Main Library History

October 2023: Celebrating 120 years

The Main Library celebrates 120 years as a public library, and 20 years in the current Main Library building this October. View a brief one-page timeline (pdf) or scroll down this page for a more detailed look.


1885

James Scoville purchased land at Lake Street and Oak Park Avenue from the area’s first non-native family to settle here (Joseph and Betty Kettlestrings). Scoville helped establish a Pastor’s Library room at First Congregational Church (now First United Church) next door to the current Main Library building. Eventually, this library moved into a room in a frame building on Lake Street near Harlem Avenue. After Scoville announced he would donate money for the construction of a new library building, the cornerstone of The Scoville Institute was laid at 834 Lake St. in 1886. Completed two years later, the building served as a private subscription library—until Oak Park voters approved a tax to fund a public library in 1902.

1903

Oak Parkers elected their first Library Board of Trustees and used the Scoville Institute building as a single location for Oak Park’s first public library.

1939

A space needs study found the Scoville building is “obsolete and wholly unsatisfactory” for a public library space—despite strong community sentiment for its Victorian-era design.

1961

The community approved a bond issue to construct a smaller and more modern public library building—after three referendum attempts.

1964

The new main library building, designed by the architectural firm of Holabird and Root, was dedicated on May 31. It had a full basement, a full first floor with an open design for future flexibility, and a second floor covering half the building width for a total of 42,324 square feet.

1977

About 13 years later, more use and services demanded more space. The second floor was expanded to the full building width, adding 8,000 square feet for new children’s and audiovisual areas. The architectural firm Hammond and Beeby, the same firm that later designed the Harold Washington Library Center in Chicago, designed the expansion. Yet in the 20 years to follow, continued growth led to crowded facilities. Computers, large-type books for visually impaired readers, and an array of audiovisual material had been added. Staff work areas were moved to the basement, an area not originally created for work or public space.

1999

To make expand its footprint north, the library acquired the adjacent property and then relocated the structure there—the Hemingway Interim House. This delicate feat of engineering success was done after a Citizen’s Committee for Library Space Needs recommended a much larger building be constructed—one doubling the current design—to 100,000 square feet or more.

2000

Oak Park voters approved a library referendum for $30 million to build a larger building and to accelerate repairs of the 63-year-old Maze Branch Library. Nagle Hartray Danker Kagan McKay Architect Planners of Chicago were named architects and Eva Maddox Associates, Inc. of Chicago was selected to design the interior. Proposed at three stories, the new building was designed to offer flexibility to meet future community needs.
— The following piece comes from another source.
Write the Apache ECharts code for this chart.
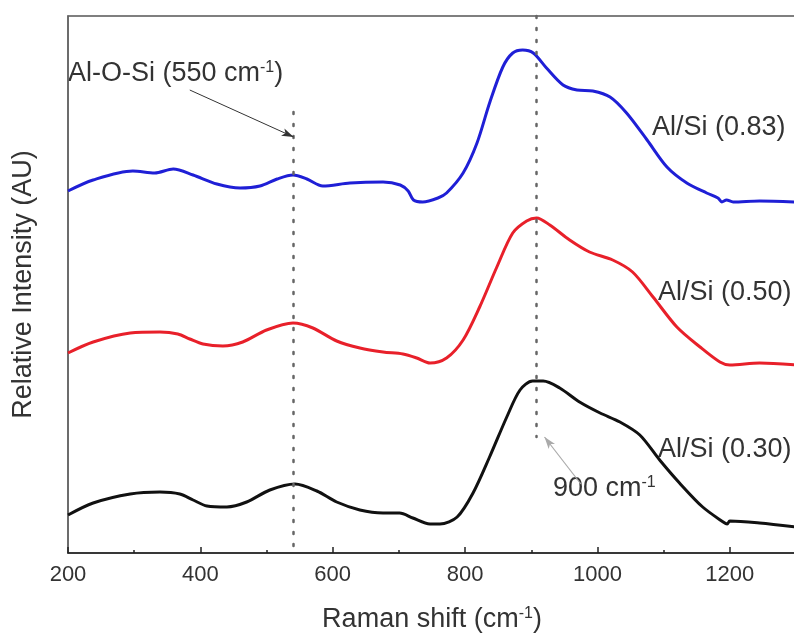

The community bid a final farewell to its second library building in November 2001. A month later, temporary library services opened at 215 Harlem Ave. in Forest Park. In the spring of 2002, the old building at 834 Lake St. was demolished and a groundbreaking for the new building was celebrated.

2003

Construction of the current main library building was completed on schedule and under budget. On Octtober 5, the building opened to the public at 834 Lake Street.

2015

Supported by state grant funding secured by Illinois Rep. La Shawn K. Ford, significant building improvements added an open first-floor community gathering space as well as three more study rooms on the library’s third floor.